As such, as long as Urban Retail Properties continues to unnecessarily and selfishly capitalize on the cruelty and death of animals, I will not financially support you; furthermore, I will promote a boycott by informing family, friends, and members of online communities.

Please make both the ethical and financially-responsible decision to discontinue animal cruelty immediately: join an increasing body of corporations who are listening to a concerned and attentive consumer population who refuse to be complicit in the inherently malicious industries of animal breeding and selling.

Thank you for taking the time to read this important message.

NAME



SEE MORE:


what is a pocket pet
something that belongs
in the wild
and dies at the vet:(

Karen Lyons Kalmenson



7 Comments leave one →
  1. karen lyons kalmenson permalink
    February 13, 2012 3:15 pm

    what is a pocket pet
    something that belongs
    in the wild
    and dies at the vet:(

    Like

  2. linda badham permalink
    February 14, 2012 5:27 am

    YET AGAIN ANOTHER CRUEL INSANE IDEA WHERE POOR ANIMALS ARE USED AND ABUSED ! E MAILS SENT !

    Like

  3. February 14, 2012 7:06 am

    Reblogged this on delia1979.

    Like

  4. Diana crawford permalink
    February 14, 2012 11:40 pm

    Please this is horrible! You have no rights to make $$$!They should be in the wild only!Not abused!

    Like

  5. Jennifer permalink
    February 15, 2012 12:02 am

    Sent… jerks.

    Like

  6. February 15, 2012 6:58 am

    Your entire post is not completely true…

    as you say…

    “They are then peddled as cheap trinkets to customers who buy them on a whim. Confined to small cages, roughly handled, fed improper diets, and forgotten when the novelty wears off, sugar gliders are doomed from the moment they’re born.”

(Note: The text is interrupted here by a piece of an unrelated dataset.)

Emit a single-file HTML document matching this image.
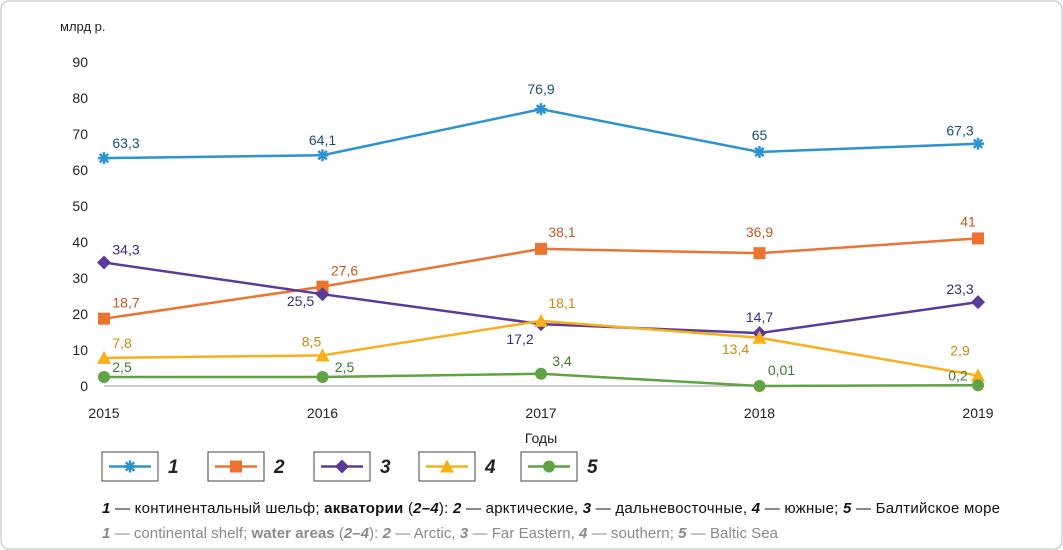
<!DOCTYPE html>
<html><head><meta charset="utf-8"><style>
body{margin:0;background:#fff;}
svg{display:block;font-family:"Liberation Sans",sans-serif;}
</style></head><body>
<svg id="c" width="1063" height="550">
<rect x="1" y="1" width="1061" height="548" rx="8" fill="#fff" stroke="#bdbdbd"/>
<text x="60" y="31" font-size="13" fill="#222">млрд р.</text>
<text x="541" y="443" font-size="14" fill="#222" text-anchor="middle">Годы</text>
<g id="axes"></g><g id="series"></g><g id="legend"></g>
<text x="102" y="513" font-size="15" fill="#111" textLength="898" lengthAdjust="spacing"><tspan font-weight="bold" font-style="italic">1</tspan> — континентальный шельф; <tspan font-weight="bold">акватории</tspan> (<tspan font-style="italic" font-weight="bold">2–4</tspan>): <tspan font-weight="bold" font-style="italic">2</tspan> — арктические, <tspan font-weight="bold" font-style="italic">3</tspan> — дальневосточные, <tspan font-weight="bold" font-style="italic">4</tspan> — южные; <tspan font-weight="bold" font-style="italic">5</tspan> — Балтийское море</text>
<text x="102" y="538" font-size="15" fill="#8a8a8a" textLength="676" lengthAdjust="spacing"><tspan font-weight="bold" font-style="italic">1</tspan> — continental shelf; <tspan font-weight="bold">water areas</tspan> (<tspan font-style="italic" font-weight="bold">2–4</tspan>): <tspan font-weight="bold" font-style="italic">2</tspan> — Arctic, <tspan font-weight="bold" font-style="italic">3</tspan> — Far Eastern, <tspan font-weight="bold" font-style="italic">4</tspan> — southern; <tspan font-weight="bold" font-style="italic">5</tspan> — Baltic Sea</text>
</svg>
<script>
const years=["2015","2016","2017","2018","2019"];
const yTicks=[0,10,20,30,40,50,60,70,80,90];
const s1=[63.3,64.1,76.9,65,67.3];
const s2=[18.7,27.6,38.1,36.9,41];
const s3=[34.3,25.5,17.2,14.7,23.3];
const s4=[7.8,8.5,18.1,13.4,2.9];
const s5=[2.5,2.5,3.4,0.01,0.2];
const names=["1","2","3","4","5"];
const NS="http://www.w3.org/2000/svg";
const X=i=>104+i*218.5, Y=v=>386-v*3.6;
function mk(t,a,p){const e=document.createElementNS(NS,t);for(const k in a)e.setAttribute(k,a[k]);p.appendChild(e);return e;}
const ax=document.getElementById('axes');
const xl=mk('line',{x1:104,y1:Y(0),x2:X(4),y2:Y(0),stroke:'#999'},ax);


yTicks.forEach(v=>{const t=mk('text',{x:88,y:Y(v)+5,'font-size':14,'text-anchor':'end',fill:'#222'},ax);t.textContent=v;

});
years.forEach((y,i)=>{const t=mk('text',{x:X(i),y:Y(0)+32,'font-size':14,'text-anchor':'middle',fill:'#222'},ax);t.textContent=y;

});
const colors=['#2b93d0','#ed7330','#5b3b99','#f5b01c','#5fa344'];
const lblColors=['#1a4f7a','#c25a1f','#3f2a80','#c98a10','#3f7a2c'];
const offs=[
[[22,-10],[0,-10],[0,-15],[0,-12],[-18,-8]],
[[22,-11],[22,-11],[21,-12],[0,-16],[-10,-12]],
[[22,-8],[-22,12],[-21,20],[0,-11],[-18,-8]],
[[18,-10],[-11,-9],[21,-13],[-24,16],[-18,-20]],
[[18,-5],[22,-5],[21,-8],[22,-11],[-20,-5]]];
const data=[s1,s2,s3,s4,s5];
function marker(k,x,y,p){let e;
 if(k==0){e=mk('g',{},p);[[0,1],[1,0],[0.7,0.7],[0.7,-0.7]].forEach(d=>mk('line',{x1:x-6*d[0],y1:y-6*d[1],x2:x+6*d[0],y2:y+6*d[1],stroke:colors[0],'stroke-width':2.5},e));}
 else if(k==1)e=mk('rect',{x:x-6,y:y-6,width:12,height:12,fill:colors[1]},p);
 else if(k==2)e=mk('polygon',{points:`${x},${y-7} ${x+7},${y} ${x},${y+7} ${x-7},${y}`,fill:colors[2]},p);
 else if(k==3)e=mk('polygon',{points:`${x},${y-7} ${x+7},${y+6} ${x-7},${y+6}`,fill:colors[3]},p);
 else e=mk('circle',{cx:x,cy:y,r:6,fill:colors[4]},p);
 return e;}
const sg=document.getElementById('series');
data.forEach((s,k)=>{const g=mk('g',{},sg);
 
 
 const pl=mk('polyline',{points:s.map((v,i)=>X(i)+','+Y(v)).join(' '),fill:'none',stroke:colors[k],'stroke-width':2.5},g);
 
 
 s.forEach((v,i)=>{const m=marker(k,X(i),Y(v),g);
  
  
  const t=mk('text',{x:X(i)+offs[k][i][0],y:Y(v)+offs[k][i][1],'font-size':14,'text-anchor':'middle',fill:lblColors[k]},g);
  t.textContent=String(v).replace('.',',');
  
  });
});
const lg=document.getElementById('legend');
[102,208,314,419,521].forEach((x,k)=>{const g=mk('g',{},lg);
 
 
 mk('rect',{x:x,y:452,width:56,height:29,fill:'#fff',stroke:'#444'},g);
 mk('line',{x1:x+7,y1:466.5,x2:x+49,y2:466.5,stroke:colors[k],'stroke-width':2.5},g);
 marker(k,x+28,466.5,g);
 const t=mk('text',{x:x+66,y:473,'font-size':19,'font-weight':'bold','font-style':'italic',fill:'#222'},g);t.textContent=names[k];});
</script>
</body></html>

    That depends on the owner. One of ours came from Pocket Pets… (Which I agree do not do things right) The next 2 were purchased from a breeder. Ours our treated like kids. They live in a 6ft wide, 5ft tall cage with a LOT of toys to keep them busy. They also come out at night and are allowed to jump between us and do whatever they like in the house under supervision.

    They are fed a special diet that we make from scratch given to us from our breeder. The males are neutered.

    Your article comes off as stereotypical as far as prospective owners go.

    I agree that many people DO NOT know what they are getting into with Gliders. But if you do… they are awesome friends. I say friends because I do not consider them pets. They each have their own personality and they are great buddies!

    Like

    • Jennifer permalink
      February 15, 2012 11:00 pm

      zerofill, you have to know that you are the exception to the rule. I’m glad, though, that they found an awesome home, and that you love and care for them like they’re supposed to be loved and cared for–but I would guess that only about 3 or less out of 10 provide the kind of home that you have.